ABF Freight System, the nation’s sixth-largest less-than-truckload (LTL) carrier, and a subsidiary of Arkansas Best Corporation, said it plans to begin negotiations on a new collective bargaining agreement with the Teamsters National Freight Industry Negotiating Committee, the negotiating unit of the International Brotherhood of Teamsters, on December 18.
This development follows a September announcement by ABF, when it announced plans to negotiate its next contract separately on behalf of its roughly 7,800 United States-based Teamsters employees, which includes road drivers, city drivers, dockworkers, mechanics, and clerical personnel.
In September, ABF informed the Teamsters it was pulling out of the National Master Freight Agreement, which expires on March 31, and negotiate a separate contract.
As previously reported by LM, for ABF shippers, this could mean a break in rates if the carrier can reduce its labor costs which analysts say are the highest in the industry.
In pulling out of the NMFA, a collective bargaining strategy that once covered as many as 600 trucking companies and 500,000 Teamsters back in the regulated era of the 1960s and 70s, ABF is leaving YRC Worldwide as the only carrier of significant size in the agreement.
“We look forward to working together with TNFINC to create an agreement for our future that allows ABF to be more competitive,” said Roy Slagle, ABF president and chief executive officer, in a statement. “Our goal is to reach an agreement that enables us to better compete in a rapidly changing freight transportation market on behalf of our customers, our employees and our shareholders.”

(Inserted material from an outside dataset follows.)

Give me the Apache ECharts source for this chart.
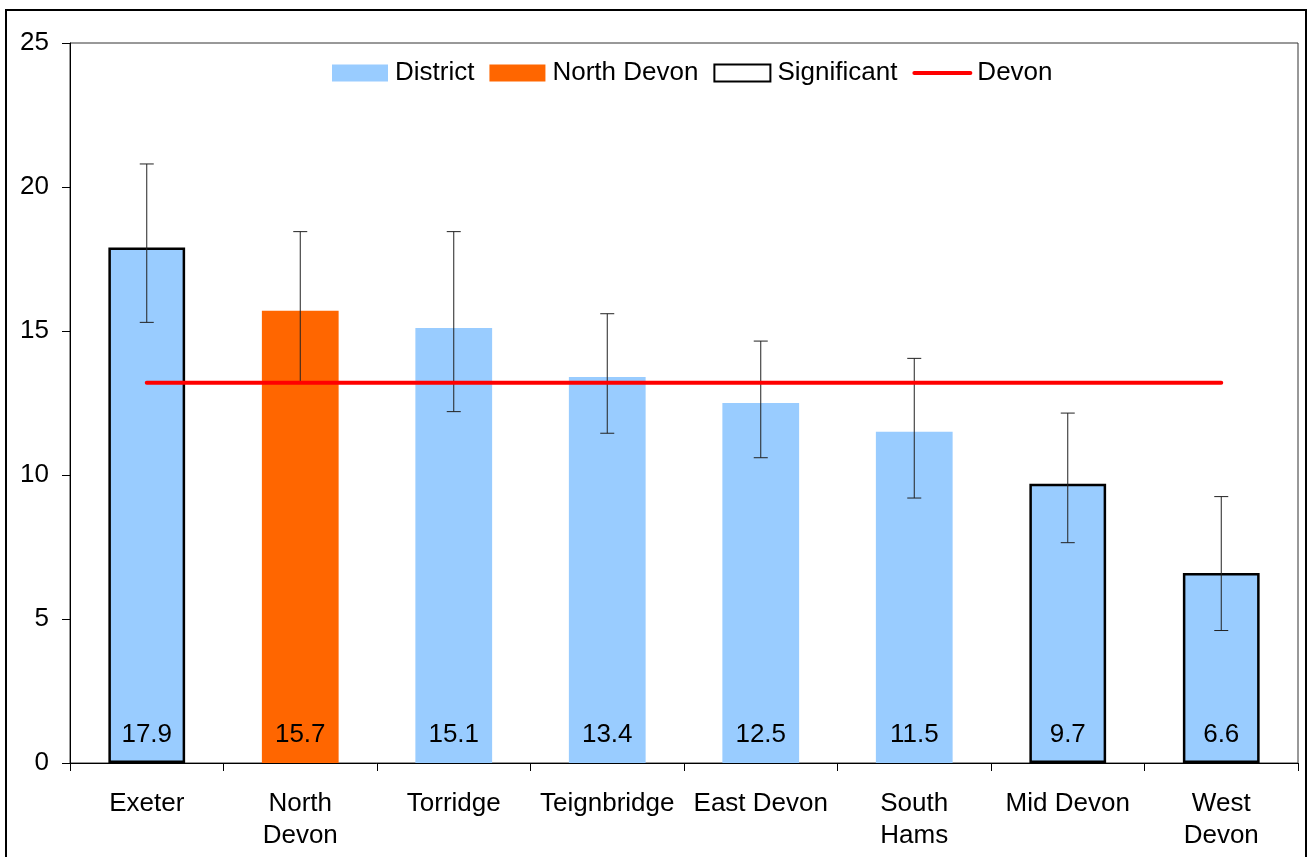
<!DOCTYPE html>
<html>
<head>
<meta charset="utf-8">
<script src="https://cdn.jsdelivr.net/npm/echarts@6/dist/echarts.min.js"></script>
<style>html,body{margin:0;padding:0;background:#fff}#c{width:1313px;height:857px}</style>
</head>
<body>
<div id="c"></div>
<script>
const categories = ['Exeter', 'North\nDevon', 'Torridge', 'Teignbridge', 'East Devon', 'South\nHams', 'Mid Devon', 'West\nDevon'];
const values = [17.9, 15.7, 15.1, 13.4, 12.5, 11.5, 9.7, 6.6];
const lowerCI = [15.3, 13.2, 12.2, 11.45, 10.6, 9.2, 7.65, 4.6];
const upperCI = [20.8, 18.45, 18.45, 15.6, 14.65, 14.05, 12.15, 9.25];
const significant = [true, false, false, false, false, false, true, true];
const isNorthDevon = [false, true, false, false, false, false, false, false];
const devonValue = 13.2;
const yTicks = [0, 5, 10, 15, 20, 25];

const FONT = '"Liberation Sans", Arial, sans-serif';
const FS = 26;
const BLUE = '#99CCFF', ORANGE = '#FF6600', RED = '#FF0000';

const labelCfg = {show: true, position: 'insideBottom', distance: 15, color: '#000', fontSize: FS, fontFamily: FONT,
  formatter: p => p.value == null ? '' : Number(p.value).toFixed(1)};

const districtData = values.map((v, i) => (!significant[i] && !isNorthDevon[i]) ? v : null);
const northData = values.map((v, i) => isNorthDevon[i] ? v : null);
const sigData = values.map((v, i) => (significant[i] && !isNorthDevon[i]) ? v : null);
const errData = values.map((v, i) => [i, lowerCI[i], upperCI[i]]);

const chart = echarts.init(document.getElementById('c'), null, {renderer: 'canvas'});
chart.setOption({
  animation: false,
  backgroundColor: '#fff',
  graphic: [{type: 'rect', shape: {x: 6, y: 10, width: 1300, height: 870}, style: {fill: null, stroke: '#000', lineWidth: 2}, silent: true}],
  legend: {
    top: 60, left: 332, itemWidth: 56, itemHeight: 17, itemGap: 15, padding: 0,
    textStyle: {fontSize: FS, fontFamily: FONT, color: '#000', padding: [0, 0, 0, 2]},
    data: [
      {name: 'District', icon: 'rect'},
      {name: 'North Devon', icon: 'rect'},
      {name: 'Significant', icon: 'rect', itemStyle: {color: '#fff', borderColor: '#000', borderWidth: 2}},
      {name: 'Devon', itemStyle: {opacity: 0}, lineStyle: {color: RED, width: 4, cap: 'round'}}
    ]
  },
  grid: {left: 70, right: 15, top: 43, bottom: 94, show: true, borderColor: '#333', borderWidth: 1},
  xAxis: {
    type: 'category', data: categories, boundaryGap: true,
    axisLine: {lineStyle: {color: '#000', width: 1}},
    axisTick: {show: true, length: 8, alignWithLabel: false, lineStyle: {color: '#000'}},
    axisLabel: {fontSize: FS, fontFamily: FONT, color: '#000', margin: 25, lineHeight: 32, interval: 0}
  },
  yAxis: {
    type: 'value', min: 0, max: 25, interval: 5,
    axisLine: {show: true, lineStyle: {color: '#000'}},
    axisTick: {show: true, length: 8, lineStyle: {color: '#000'}},
    splitLine: {show: false},
    axisLabel: {fontSize: FS, fontFamily: FONT, color: '#000', margin: 21,
      formatter: v => yTicks.includes(v) ? String(v) : ''}
  },
  series: [
    {name: 'District', type: 'bar', stack: 'a', barWidth: '50%', data: districtData,
      itemStyle: {color: BLUE}, label: labelCfg},
    {name: 'North Devon', type: 'bar', stack: 'a', data: northData,
      itemStyle: {color: ORANGE}, label: labelCfg},
    {name: 'Significant', type: 'bar', stack: 'a', data: sigData,
      itemStyle: {color: BLUE, borderColor: '#000', borderWidth: 2.5}, label: labelCfg},
    {name: 'Devon', type: 'line', data: categories.map(() => devonValue), symbol: 'none', showSymbol: false,
      lineStyle: {color: RED, width: 4, cap: 'round'}, itemStyle: {color: RED}, z: 5},
    {name: 'CI', type: 'custom', z: 4, data: errData,
      renderItem: (params, api) => {
        const i = api.value(0);
        const lo = api.coord([i, api.value(1)]);
        const hi = api.coord([i, api.value(2)]);
        const cap = 7;
        const st = {stroke: '#222', lineWidth: 1};
        return {type: 'group', children: [
          {type: 'line', shape: {x1: lo[0], y1: lo[1], x2: hi[0], y2: hi[1]}, style: st},
          {type: 'line', shape: {x1: lo[0] - cap, y1: lo[1], x2: lo[0] + cap, y2: lo[1]}, style: st},
          {type: 'line', shape: {x1: hi[0] - cap, y1: hi[1], x2: hi[0] + cap, y2: hi[1]}, style: st}
        ]};
      }}
  ]
});
</script>
</body>
</html>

Stifel Nicolaus analyst David Ross explained in a September research note that the key to ABF’s success is more about its ability to win concessions from the Teamsters than it is about freight volume. Ross said ABF has a “significant upside” if it is able to negotiate a more favorable contract with the Teamsters union, which he says has “severely wounded” ABF in the past few years.
ABF has the highest labor costs in the industry, Ross said. Labor accounts for about 60 percent of ABF’s total costs, higher than any competitor. Plus, the so-so economy has hurt the company, ABF officials say.
“Definitely the overall economy is one of the biggest market drivers affecting the industry,” Jim Keenan, ABF vice president of sales and market, told LM recently. “LTL companies are just now healing from the wounds inflicted during the great recession, and economic projections for the near term appear less than stellar.”
ABF had a 5.5 percent LTL market share in 2004, but that has shrunk to below 4 percent. “Unless multiemployer pension plan contributions are brought under control, ABF will continue to lose market share,” ABF President and CEO Judy McReynolds told the House Committee on Education and Workforce this summer.
Stock analysts and LTL competitors have long agreed that ABF is operating at a competitive disadvantage in the market place. Doug Stotlar, president and CEO of $5.4 billion Con-way Inc., a major rival in the LTL sector, recently told LM that ABF “had a case” to go it alone in its negotiations with the Teamsters.
Stotlar called ABF “the most disadvantaged company in our industry,” adding it has all the costs of a unionized carrier, without the concessions to operating efficiently in the market place.
“They are getting bludgeoned,” Stotlar told LM. “They have a legitimate beef with the Teamsters.”